12 August 2011
Female patients with heart problems could be benefitting from the oestrogen sex hormone as it helps keep cardiovascular disease in check.
New research from Queen Mary, University of London suggests that the hormone helps white blood cells by preventing them from sticking to the sides of blood vessels, which can be a major cause of blockages in the circulatory system.
It also suggests why heart problems tend to be higher in men on average and also rise dramatically among women post-menopause.
"This study brings us a step closer to understanding how natural oestrogen might help protect our blood vessels," explained lead researcher Dr Suchita Nadkarni from the William Harvey Research Institute in London.

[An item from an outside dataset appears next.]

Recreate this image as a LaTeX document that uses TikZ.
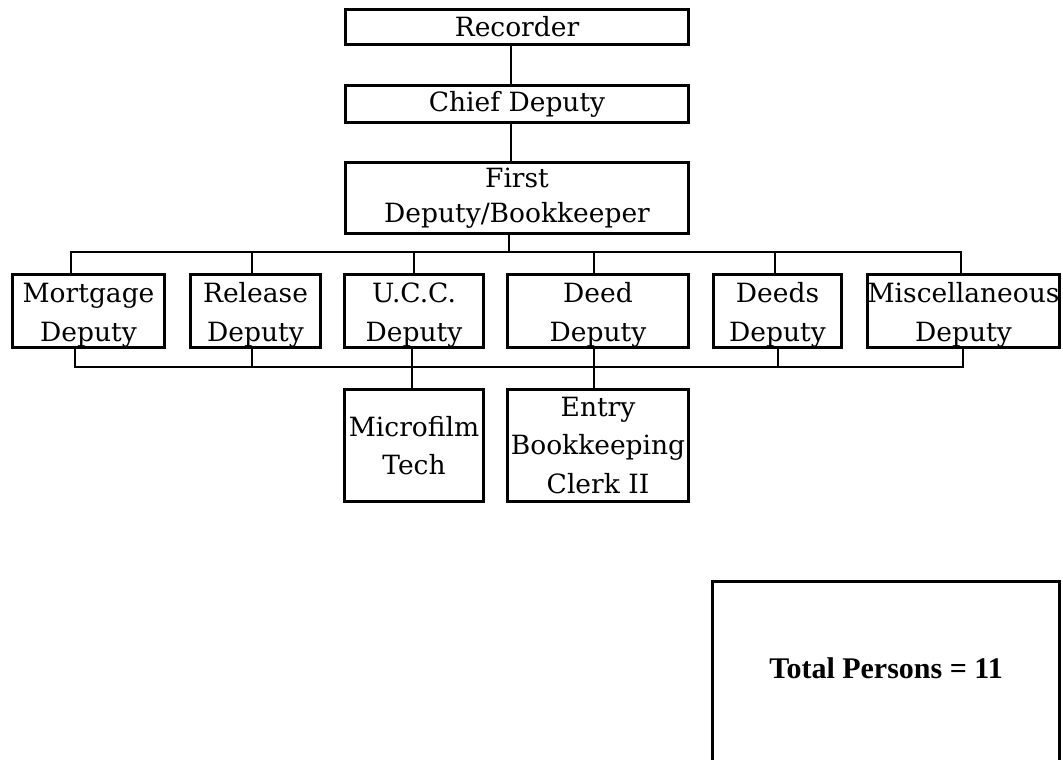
\documentclass[tikz,border=0pt]{standalone}
\usepackage{fontspec}
\setmainfont{DejaVu Serif}
\newfontfamily\totfont{Liberation Serif}
\newcommand{\toppad}{\rule{0pt}{28pt}}
\begin{document}
\begin{tikzpicture}[x=1pt,y=-1pt,
  box/.style={draw=black, line width=3pt, rectangle, inner sep=0pt, align=center,
    font=\fontsize{26.5}{38.5}\selectfont},
  conn/.style={draw=black, line width=1.3pt}]
\useasboundingbox (0,0) rectangle (1063,760);
% top chain
\node[box, minimum width=343, minimum height=35] (rec) at (517,27) {Recorder};
\node[box, minimum width=343, minimum height=37] (chief) at (517,104) {Chief Deputy};
\node[box, minimum width=343, minimum height=71, font=\fontsize{26.5}{35}\selectfont] (first) at (517,198) {First\\Deputy/Bookkeeper};
% deputies row
\node[box, minimum width=152, minimum height=73] (mort) at (88.5,311) {\toppad Mortgage\\Deputy};
\node[box, minimum width=130, minimum height=73] (rel) at (255.5,311) {\toppad Release\\Deputy};
\node[box, minimum width=139, minimum height=73] (ucc) at (414,311) {\toppad U.C.C.\\Deputy};
\node[box, minimum width=181, minimum height=73] (deed) at (598,311) {\toppad Deed\\Deputy};
\node[box, minimum width=128, minimum height=73] (deeds) at (777.5,311) {\toppad Deeds\\Deputy};
\node[box, minimum width=192, minimum height=73] (misc) at (963.5,311) {\toppad Miscellaneous\\Deputy};
% bottom row
\node[box, minimum width=139, minimum height=112] (micro) at (414,445.5) {Microfilm\\Tech};
\node[box, minimum width=181, minimum height=112] (entry) at (598,445.5) {Entry\\Bookkeeping\\Clerk II};
% connectors
\coordinate (topx) at (511,0);
\draw[conn] (rec.south -| topx) -- (chief.north -| topx);
\draw[conn] (chief.south -| topx) -- (first.north -| topx);
\coordinate (tb) at (509,252);
\draw[conn] (first.south -| tb) -- (tb);
\draw[conn] ([xshift=-17.5pt]mort.north) |- (tb);
\draw[conn] ([xshift=-3.5pt]rel.north) |- (tb);
\draw[conn] (ucc.north) |- (tb);
\draw[conn] ([xshift=-4pt]deed.north) |- (tb);
\draw[conn] ([xshift=-2.5pt]deeds.north) |- (tb);
\draw[conn] ([xshift=-2.5pt]misc.north) |- (tb);
\coordinate (bb) at (509,367);
\draw[conn] ([xshift=-13.5pt]mort.south) |- (bb);
\draw[conn] ([xshift=-3.5pt]rel.south) |- (bb);
\draw[conn] ([xshift=-2pt]ucc.south) |- (bb);
\draw[conn] ([xshift=-4pt]deed.south) |- (bb);
\draw[conn] ([xshift=0.5pt]deeds.south) |- (bb);
\draw[conn] ([xshift=-0.5pt]misc.south) |- (bb);
\draw[conn] ([xshift=-2pt]ucc.south) -- ([xshift=-2pt]micro.north);
\draw[conn] ([xshift=-4pt]deed.south) -- ([xshift=-4pt]entry.north);
% total box
\draw[line width=3pt] (712.5,581.5) rectangle (1059.5,800);
\node[font=\totfont\bfseries\fontsize{30}{36}\selectfont] (total) at (886,668) {Total Persons = 11};
\end{tikzpicture}
\end{document}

The paper, which was published yesterday (August 11th) in the American Heart Association journal Arteriosclerosis, Thrombosis and Vascular Biology, explained that oestrogen moves the protein annexin-A1 that prevents sticking from inside the white blood cell to outside of it, so helping to monitor cell adhesive rates.
In another study funded partly by the British Heart Foundation, the Lancet reported that early detection rates for congenital heart defects could be improved through a simple blood oxygen level test of babies.
Posted by Jeanette Royston
1 Nadkarni, Suchita, et al., Activation of the Annexin A1 Pathway Underlies the Protective Effects Exerted by Estrogen in Polymorphonuclear Leukocytes." Arteriosclerosis, Thrombosis and Vascular Biology. Thursday August 11th 2011.
2 Ewer, Andrew K., et al., " Screening with pulse oximetry for congenital heart disease". The Lancet. Friday August 5 2011.